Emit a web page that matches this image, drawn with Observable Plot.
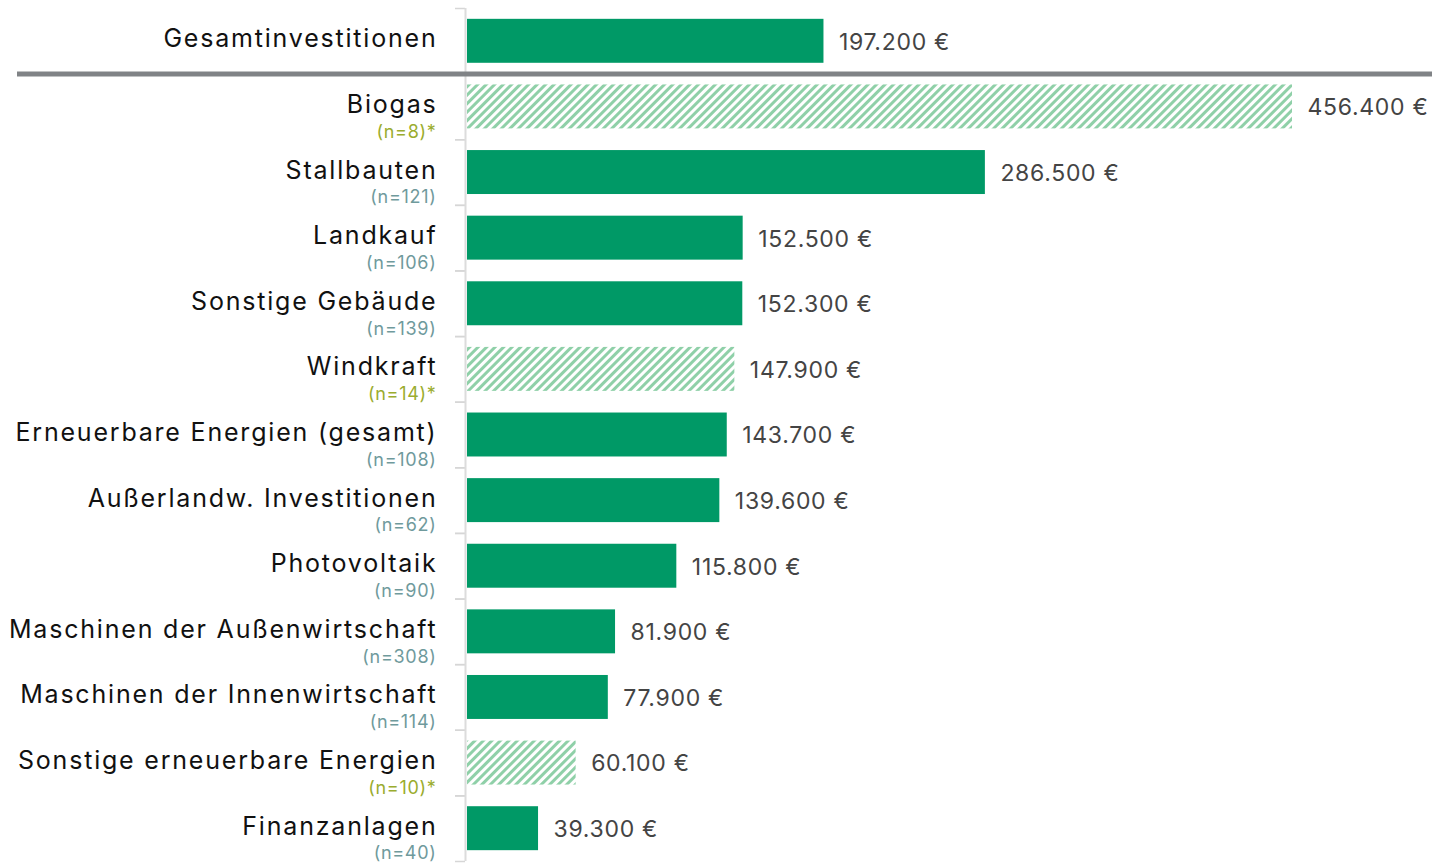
<!DOCTYPE html>
<html><head><meta charset="utf-8">
<script src="https://cdn.jsdelivr.net/npm/d3@7"></script>
<script src="https://cdn.jsdelivr.net/npm/@observablehq/plot@0.6"></script>
<style>
body{margin:0;background:#fff;overflow:hidden;}
.name text{letter-spacing:1.8px;}
.small text{letter-spacing:0.7px;}
.val text{letter-spacing:0.7px;}
</style>
</head><body><div id="chart"></div>
<script>
const categories = ["Gesamtinvestitionen","Biogas","Stallbauten","Landkauf","Sonstige Gebäude","Windkraft","Erneuerbare Energien (gesamt)","Außerlandw. Investitionen","Photovoltaik","Maschinen der Außenwirtschaft","Maschinen der Innenwirtschaft","Sonstige erneuerbare Energien","Finanzanlagen"];
const values = [197200,456400,286500,152500,152300,147900,143700,139600,115800,81900,77900,60100,39300];
const counts = [null,8,121,106,139,14,108,62,90,308,114,10,40];
const lowSample = [false,true,false,false,false,true,false,false,false,false,false,true,false];

const data = categories.map((c,i)=>({category:c, value:values[i], n:counts[i], low:lowSample[i]}));
const W=1432, H=865, mL=467, mR=140, mT=8, mB=4;
const xMax = d3.max(values);
const pI = 0.33, pO = pI/2;
const step = (H-mT-mB)/(categories.length - pI + 2*pO);
const pxPer = (W-mL-mR)/xMax;
const fmt = d3.formatLocale({decimal:",", thousands:".", grouping:[3], currency:["", " €"]}).format("$,");
const font = "Inter, 'Open Sans', sans-serif";

const chart = Plot.plot({
  width: W, height: H, marginLeft: mL, marginRight: mR, marginTop: mT, marginBottom: mB,
  style: {fontFamily: font, background: "white", overflow: "visible"},
  x: {domain: [0, xMax], axis: null},
  y: {domain: categories, paddingInner: pI, paddingOuter: pO, round: false, axis: null},
  marks: [
    Plot.axisY({tickSize: 10, tickFormat: () => "", label: null, dy: -step/2, dx: -2, stroke: "#d6d6d6", strokeWidth: 1.5}),
    Plot.axisY({tickSize: 10, tickFormat: () => "", label: null, dy: step/2, dx: -2, stroke: "#d6d6d6", strokeWidth: 1.5}),
    Plot.ruleX([0], {stroke: "#dcdcdc", strokeWidth: 2, dx: -2}),
    Plot.barX(data.filter(d => !d.low), {x: "value", y: "category", fill: "#009966"}),
    Plot.barX(data.filter(d => d.low), {x: "value", y: "category", fill: "url(#hatch)"}),
    Plot.ruleY([categories[1]], {y: d => d, dy: -step/2, x1: -(mL-17)/pxPer, x2: xMax + mR/pxPer, stroke: "#808386", strokeWidth: 5, clip: false}),
    Plot.text(data, {x: 0, y: "category", text: "category", textAnchor: "end", dx: -30, dy: -2, fontSize: 25, fill: "#111", className: "name"}),
    Plot.text(data.filter(d => d.n != null && !d.low), {x: 0, y: "category", text: d => `(n=${d.n})`, textAnchor: "end", dx: -31, dy: 25, fontSize: 18, fill: "#6f9a9c", className: "small"}),
    Plot.text(data.filter(d => d.n != null && d.low), {x: 0, y: "category", text: d => `(n=${d.n})*`, textAnchor: "end", dx: -31, dy: 25, fontSize: 18, fill: "#9aac2e", className: "small"}),
    Plot.text(data, {x: "value", y: "category", text: d => fmt(d.value), textAnchor: "start", dx: 15, dy: 1, fontSize: 23, fill: "#444", className: "val"})
  ]
});

d3.select(chart).insert("defs", ":first-child").html(
  `<pattern id="hatch" patternUnits="userSpaceOnUse" width="6" height="6" patternTransform="rotate(45)">
     <rect width="6" height="6" fill="#ffffff"/>
     <rect width="3" height="6" fill="#8fd0a8"/>
   </pattern>`);
document.getElementById("chart").appendChild(chart);
</script>
</body></html>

★ ★ ★ ★ ★

Task →
Restate the listing above word for word, and skip the pictures.

Completed exercise →
Emit a web page that matches this image, drawn with Observable Plot.
<!DOCTYPE html>
<html><head><meta charset="utf-8">
<script src="https://cdn.jsdelivr.net/npm/d3@7"></script>
<script src="https://cdn.jsdelivr.net/npm/@observablehq/plot@0.6"></script>
<style>
body{margin:0;background:#fff;overflow:hidden;}
.name text{letter-spacing:1.8px;}
.small text{letter-spacing:0.7px;}
.val text{letter-spacing:0.7px;}
</style>
</head><body><div id="chart"></div>
<script>
const categories = ["Gesamtinvestitionen","Biogas","Stallbauten","Landkauf","Sonstige Gebäude","Windkraft","Erneuerbare Energien (gesamt)","Außerlandw. Investitionen","Photovoltaik","Maschinen der Außenwirtschaft","Maschinen der Innenwirtschaft","Sonstige erneuerbare Energien","Finanzanlagen"];
const values = [197200,456400,286500,152500,152300,147900,143700,139600,115800,81900,77900,60100,39300];
const counts = [null,8,121,106,139,14,108,62,90,308,114,10,40];
const lowSample = [false,true,false,false,false,true,false,false,false,false,false,true,false];

const data = categories.map((c,i)=>({category:c, value:values[i], n:counts[i], low:lowSample[i]}));
const W=1432, H=865, mL=467, mR=140, mT=8, mB=4;
const xMax = d3.max(values);
const pI = 0.33, pO = pI/2;
const step = (H-mT-mB)/(categories.length - pI + 2*pO);
const pxPer = (W-mL-mR)/xMax;
const fmt = d3.formatLocale({decimal:",", thousands:".", grouping:[3], currency:["", " €"]}).format("$,");
const font = "Inter, 'Open Sans', sans-serif";

const chart = Plot.plot({
  width: W, height: H, marginLeft: mL, marginRight: mR, marginTop: mT, marginBottom: mB,
  style: {fontFamily: font, background: "white", overflow: "visible"},
  x: {domain: [0, xMax], axis: null},
  y: {domain: categories, paddingInner: pI, paddingOuter: pO, round: false, axis: null},
  marks: [
    Plot.axisY({tickSize: 10, tickFormat: () => "", label: null, dy: -step/2, dx: -2, stroke: "#d6d6d6", strokeWidth: 1.5}),
    Plot.axisY({tickSize: 10, tickFormat: () => "", label: null, dy: step/2, dx: -2, stroke: "#d6d6d6", strokeWidth: 1.5}),
    Plot.ruleX([0], {stroke: "#dcdcdc", strokeWidth: 2, dx: -2}),
    Plot.barX(data.filter(d => !d.low), {x: "value", y: "category", fill: "#009966"}),
    Plot.barX(data.filter(d => d.low), {x: "value", y: "category", fill: "url(#hatch)"}),
    Plot.ruleY([categories[1]], {y: d => d, dy: -step/2, x1: -(mL-17)/pxPer, x2: xMax + mR/pxPer, stroke: "#808386", strokeWidth: 5, clip: false}),
    Plot.text(data, {x: 0, y: "category", text: "category", textAnchor: "end", dx: -30, dy: -2, fontSize: 25, fill: "#111", className: "name"}),
    Plot.text(data.filter(d => d.n != null && !d.low), {x: 0, y: "category", text: d => `(n=${d.n})`, textAnchor: "end", dx: -31, dy: 25, fontSize: 18, fill: "#6f9a9c", className: "small"}),
    Plot.text(data.filter(d => d.n != null && d.low), {x: 0, y: "category", text: d => `(n=${d.n})*`, textAnchor: "end", dx: -31, dy: 25, fontSize: 18, fill: "#9aac2e", className: "small"}),
    Plot.text(data, {x: "value", y: "category", text: d => fmt(d.value), textAnchor: "start", dx: 15, dy: 1, fontSize: 23, fill: "#444", className: "val"})
  ]
});

d3.select(chart).insert("defs", ":first-child").html(
  `<pattern id="hatch" patternUnits="userSpaceOnUse" width="6" height="6" patternTransform="rotate(45)">
     <rect width="6" height="6" fill="#ffffff"/>
     <rect width="3" height="6" fill="#8fd0a8"/>
   </pattern>`);
document.getElementById("chart").appendChild(chart);
</script>
</body></html>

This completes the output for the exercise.